Le rapport de l’actuel et du virtuel constitue toujours un circuit, mais de deux manières : tantôt l’actuel renvoie à des virtuels comme à d’autres choses dans de vastes circuits, où le virtuel s’actualise, tantôt l’actuel renvoie au virtuel comme à son propre virtuel, dans les plus petits circuits où le virtuel cristallise avec l’actuel. Le plan d’immanence contient à la fois l’actualisation comme rapport du virtuel avec d’autres termes, et même l’actuel comme terme avec lequel le virtuel s’échange. Dans tous les cas, le rapport de l’actuel et du virtuel n’est pas celui qu’on peut établir entre deux actuels. Les actuels impliquent des individus déjà constitués, et des déterminations par points ordinaires ; tandis que le rapport de l’actuel et du virtuel forme une individuation en acte ou une singularisation par points remarquables à déterminer dans chaque cas.

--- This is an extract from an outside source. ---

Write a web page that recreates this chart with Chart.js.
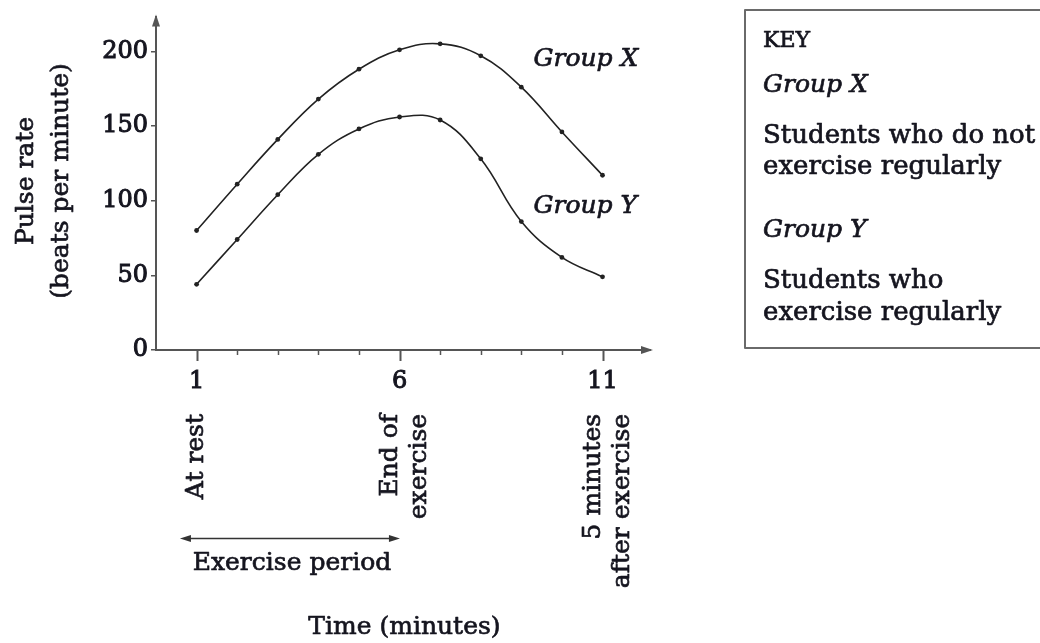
<!DOCTYPE html>
<html>
<head>
<meta charset="utf-8">
<script src="https://cdn.jsdelivr.net/npm/chart.js@4/dist/chart.umd.min.js"></script>
<style>
  html, body { margin: 0; padding: 0; background: #ffffff; }
  #wrap { position: relative; width: 1040px; height: 643px; }
  canvas { display: block; }
</style>
</head>
<body>
<div id="wrap"><canvas id="c" width="1040" height="643"></canvas></div>
<script>
// ---- data ----
const timeMinutes = [1, 2, 3, 4, 5, 6, 7, 8, 9, 10, 11];
const groupX = [80, 111, 141, 168, 188, 201, 205, 197, 176, 146, 117];
const groupY = [44, 74, 104, 131, 148, 156, 154, 128, 86, 62, 49];
const xTickLabels = [1, 6, 11];
const yTickLabels = [0, 50, 100, 150, 200];
const xMinorTicks = [1, 2, 3, 4, 5, 6, 7, 8, 9, 10, 11];
const xCategoryNotes = [
  { at: 1, lines: ['At rest'] },
  { at: 6, lines: ['End of', 'exercise'] },
  { at: 11, lines: ['5 minutes', 'after exercise'] }
];
const seriesNames = ['Group X', 'Group Y'];
const keyLines = [
  { text: 'KEY', kind: 'head' },
  { text: 'Group X', kind: 'name' },
  { text: 'Students who do not', kind: 'desc' },
  { text: 'exercise regularly', kind: 'desc' },
  { text: 'Group Y', kind: 'name' },
  { text: 'Students who', kind: 'desc' },
  { text: 'exercise regularly', kind: 'desc' }
];
const yTitleLines = ['Pulse rate', '(beats per minute)'];
const xTitle = 'Time (minutes)';
const periodLabel = 'Exercise period';

const SERIF = '"DejaVu Serif", "Liberation Serif", serif';
const INK = '#15151f';
const AXIS = '#555555';
const STROKE = 0.7;

function pts(vals) { return timeMinutes.map((t, i) => ({ x: t, y: vals[i] })); }

function txt(ctx, s, x, y) {
  ctx.fillText(s, x, y);
  ctx.strokeText(s, x, y);
}

const decor = {
  id: 'decor',
  afterDraw(chart) {
    const ctx = chart.ctx;
    const xs = chart.scales.x, ys = chart.scales.y;
    const area = chart.chartArea;
    const x0 = area.left, yb = area.bottom;
    ctx.save();

    // axis arrowheads
    ctx.fillStyle = AXIS;
    ctx.beginPath();
    ctx.moveTo(x0, area.top - 3);
    ctx.lineTo(x0 - 4, area.top + 9);
    ctx.lineTo(x0 + 4, area.top + 9);
    ctx.closePath(); ctx.fill();
    ctx.beginPath();
    ctx.moveTo(area.right + 3, yb);
    ctx.lineTo(area.right - 9, yb - 4);
    ctx.lineTo(area.right - 9, yb + 4);
    ctx.closePath(); ctx.fill();

    // x tick marks
    ctx.strokeStyle = AXIS;
    xMinorTicks.forEach(v => {
      const px = Math.round(xs.getPixelForValue(v)) + 0.5;
      const major = xTickLabels.includes(v);
      ctx.lineWidth = major ? 2 : 1.5;
      ctx.beginPath();
      ctx.moveTo(px, yb);
      ctx.lineTo(px, yb + (major ? 11 : 5));
      ctx.stroke();
    });

    // text style
    ctx.fillStyle = INK;
    ctx.strokeStyle = INK;
    ctx.lineWidth = STROKE;
    ctx.lineJoin = 'round';

    // series labels
    ctx.textAlign = 'left';
    ctx.textBaseline = 'alphabetic';
    ctx.font = 'italic 25px ' + SERIF;
    txt(ctx, seriesNames[0], xs.getPixelForValue(9.3), ys.getPixelForValue(190));
    txt(ctx, seriesNames[1], xs.getPixelForValue(9.3), ys.getPixelForValue(92));

    // rotated notes under ticks
    ctx.font = '25px ' + SERIF;
    xCategoryNotes.forEach(n => {
      const px = xs.getPixelForValue(n.at);
      const offs = n.lines.length === 1 ? [6] : [-3, 26];
      n.lines.forEach((ln, i) => {
        ctx.save();
        ctx.translate(px + offs[i], 414);
        ctx.rotate(-Math.PI / 2);
        ctx.textAlign = 'right';
        ctx.textBaseline = 'alphabetic';
        txt(ctx, ln, 0, 0);
        ctx.restore();
      });
    });

    // exercise period arrow
    const ax1 = xs.getPixelForValue(0.59), ax2 = xs.getPixelForValue(6.01), ay = 538.5;
    ctx.save();
    ctx.strokeStyle = '#333';
    ctx.fillStyle = '#333';
    ctx.lineWidth = 1.6;
    ctx.beginPath(); ctx.moveTo(ax1 + 6, ay); ctx.lineTo(ax2 - 6, ay); ctx.stroke();
    ctx.beginPath(); ctx.moveTo(ax1, ay); ctx.lineTo(ax1 + 11, ay - 3.5); ctx.lineTo(ax1 + 11, ay + 3.5); ctx.closePath(); ctx.fill();
    ctx.beginPath(); ctx.moveTo(ax2, ay); ctx.lineTo(ax2 - 11, ay - 3.5); ctx.lineTo(ax2 - 11, ay + 3.5); ctx.closePath(); ctx.fill();
    ctx.restore();

    ctx.font = '25px ' + SERIF;
    ctx.textAlign = 'center';
    txt(ctx, periodLabel, (ax1 + ax2) / 2 + 2, 570);
    txt(ctx, xTitle, xs.getPixelForValue(6.12), 634);

    // y title
    yTitleLines.forEach((ln, i) => {
      ctx.save();
      ctx.translate(i === 0 ? 33 : 68, 181);
      ctx.rotate(-Math.PI / 2);
      ctx.textAlign = 'center';
      ctx.textBaseline = 'alphabetic';
      txt(ctx, ln, 0, 0);
      ctx.restore();
    });

    // key box
    ctx.save();
    ctx.strokeStyle = '#6a6a6a';
    ctx.lineWidth = 2;
    ctx.strokeRect(745, 10, 320, 338);
    ctx.restore();
    const baselines = [47, 92, 143, 174, 237, 288, 320];
    keyLines.forEach((k, i) => {
      ctx.textAlign = 'left';
      if (k.kind === 'head') ctx.font = '22px ' + SERIF;
      else if (k.kind === 'name') ctx.font = 'italic 25px ' + SERIF;
      else ctx.font = '26px ' + SERIF;
      txt(ctx, k.text, 763, baselines[i]);
    });

    ctx.restore();
  }
};

new Chart(document.getElementById('c'), {
  type: 'line',
  data: {
    datasets: [
      { label: seriesNames[0], data: pts(groupX) },
      { label: seriesNames[1], data: pts(groupY) }
    ]
  },
  options: {
    responsive: false,
    animation: false,
    devicePixelRatio: 1,
    layout: { padding: { top: 13, right: 390, bottom: 0, left: 0 } },
    elements: {
      line: { borderColor: '#222', borderWidth: 1.6, tension: 0.4, fill: false },
      point: { radius: 2.4, backgroundColor: '#222', borderColor: '#222', borderWidth: 0 }
    },
    plugins: { legend: { display: false }, tooltip: { enabled: false } },
    scales: {
      x: {
        type: 'linear',
        min: 0, max: 12.17,
        afterBuildTicks(s) { s.ticks = xTickLabels.map(v => ({ value: v })); },
        afterFit(s) { s.height = 293; },
        grid: { display: false, drawTicks: false },
        border: { display: true, color: AXIS, width: 2 },
        ticks: { color: INK, textStrokeColor: INK, textStrokeWidth: 1, font: { family: SERIF, size: 24 }, padding: 17, maxRotation: 0, autoSkip: false }
      },
      y: {
        min: 0, max: 222.7,
        afterBuildTicks(s) { s.ticks = yTickLabels.map(v => ({ value: v })); },
        afterFit(s) { s.width = 156; },
        grid: { display: true, drawOnChartArea: false, tickLength: 5, color: AXIS, lineWidth: 1.5 },
        border: { display: true, color: AXIS, width: 2 },
        ticks: { color: INK, textStrokeColor: INK, textStrokeWidth: 1, font: { family: SERIF, size: 24 }, padding: 3, autoSkip: false }
      }
    }
  },
  plugins: [decor]
});
</script>
</body>
</html>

1. Michel Cassé, Du vide et de la création, Editions Odile Jacob, p. 72-73. Et l’étude de Pierre Lévy, Qu’est-ce que le virtuel?, Editions de la Découverte.
2. Bergson, Matière et mémoire, Éditions du centenaire, p. 250 (les chapitres II et III analysent lq virtualité du souvenir et son actualisation).

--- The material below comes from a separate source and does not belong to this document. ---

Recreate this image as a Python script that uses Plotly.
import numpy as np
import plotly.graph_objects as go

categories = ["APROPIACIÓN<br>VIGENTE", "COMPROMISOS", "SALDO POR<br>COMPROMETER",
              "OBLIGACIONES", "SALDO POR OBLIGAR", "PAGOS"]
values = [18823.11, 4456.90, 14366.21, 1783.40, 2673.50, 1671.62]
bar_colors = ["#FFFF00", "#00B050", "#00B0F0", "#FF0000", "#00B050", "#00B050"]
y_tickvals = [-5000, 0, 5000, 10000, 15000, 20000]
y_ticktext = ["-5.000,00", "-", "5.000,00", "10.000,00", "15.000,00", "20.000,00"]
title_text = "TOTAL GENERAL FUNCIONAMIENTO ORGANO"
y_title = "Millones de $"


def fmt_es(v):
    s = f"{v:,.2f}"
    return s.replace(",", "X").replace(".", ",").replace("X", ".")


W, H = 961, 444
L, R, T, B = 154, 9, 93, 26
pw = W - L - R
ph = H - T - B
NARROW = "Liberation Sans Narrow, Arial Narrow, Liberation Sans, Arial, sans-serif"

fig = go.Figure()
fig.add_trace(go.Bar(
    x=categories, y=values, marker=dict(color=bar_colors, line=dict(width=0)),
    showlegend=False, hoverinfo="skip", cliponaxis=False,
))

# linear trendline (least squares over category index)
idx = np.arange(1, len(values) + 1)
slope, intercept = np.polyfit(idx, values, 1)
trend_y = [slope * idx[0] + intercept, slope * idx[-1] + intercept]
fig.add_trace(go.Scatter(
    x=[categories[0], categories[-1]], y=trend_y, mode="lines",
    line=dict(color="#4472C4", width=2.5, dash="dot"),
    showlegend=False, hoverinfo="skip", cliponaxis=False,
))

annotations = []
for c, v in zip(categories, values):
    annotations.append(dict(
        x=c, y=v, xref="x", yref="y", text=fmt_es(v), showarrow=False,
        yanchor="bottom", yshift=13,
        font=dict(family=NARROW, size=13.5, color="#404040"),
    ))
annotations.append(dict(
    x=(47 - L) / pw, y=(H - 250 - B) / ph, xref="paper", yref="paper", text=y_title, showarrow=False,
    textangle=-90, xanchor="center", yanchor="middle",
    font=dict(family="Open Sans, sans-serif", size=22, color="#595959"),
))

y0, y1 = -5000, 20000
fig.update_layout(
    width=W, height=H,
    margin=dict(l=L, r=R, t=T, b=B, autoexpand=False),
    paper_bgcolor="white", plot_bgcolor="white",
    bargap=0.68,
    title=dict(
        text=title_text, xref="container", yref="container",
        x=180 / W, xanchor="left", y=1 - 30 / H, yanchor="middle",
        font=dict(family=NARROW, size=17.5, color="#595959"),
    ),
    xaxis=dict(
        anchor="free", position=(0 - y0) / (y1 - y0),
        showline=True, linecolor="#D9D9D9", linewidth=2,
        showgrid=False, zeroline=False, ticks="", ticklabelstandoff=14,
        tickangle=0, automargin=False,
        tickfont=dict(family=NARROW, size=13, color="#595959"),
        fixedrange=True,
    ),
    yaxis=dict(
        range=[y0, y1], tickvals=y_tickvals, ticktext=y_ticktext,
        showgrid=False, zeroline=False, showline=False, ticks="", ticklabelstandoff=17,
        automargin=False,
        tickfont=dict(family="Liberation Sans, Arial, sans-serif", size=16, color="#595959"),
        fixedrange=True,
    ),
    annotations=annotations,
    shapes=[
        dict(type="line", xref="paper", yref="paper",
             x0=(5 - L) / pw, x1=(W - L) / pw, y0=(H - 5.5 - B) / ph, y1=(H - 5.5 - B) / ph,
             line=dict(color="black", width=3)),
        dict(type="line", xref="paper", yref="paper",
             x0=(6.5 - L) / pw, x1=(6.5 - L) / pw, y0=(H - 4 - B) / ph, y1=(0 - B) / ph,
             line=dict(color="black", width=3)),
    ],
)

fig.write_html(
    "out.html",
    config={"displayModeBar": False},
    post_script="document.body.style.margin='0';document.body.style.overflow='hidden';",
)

3. Cf. Gilles Châtelet, Les Enjeux du mobile, Editions du Seuil, p. 54-68 (des « vitesses virtuelles » aux « découpages virtuels »).
4. Bergson, L’Énergie spirituelle, « le souvenir du présent… », p. 917-920. Bergson insiste sur les deux mouvements, vers des cercles de plus en plus larges, vers un cercle de plus en plus étroit.
5. À partir de l’objet actuel et de l’image virtuelle, l’optique montre dans quel cas l’objet devient virtuel, et l’image actuelle, puis comment l’objet et l’image deviennent tous deux actuels, ou tous deux virtuels.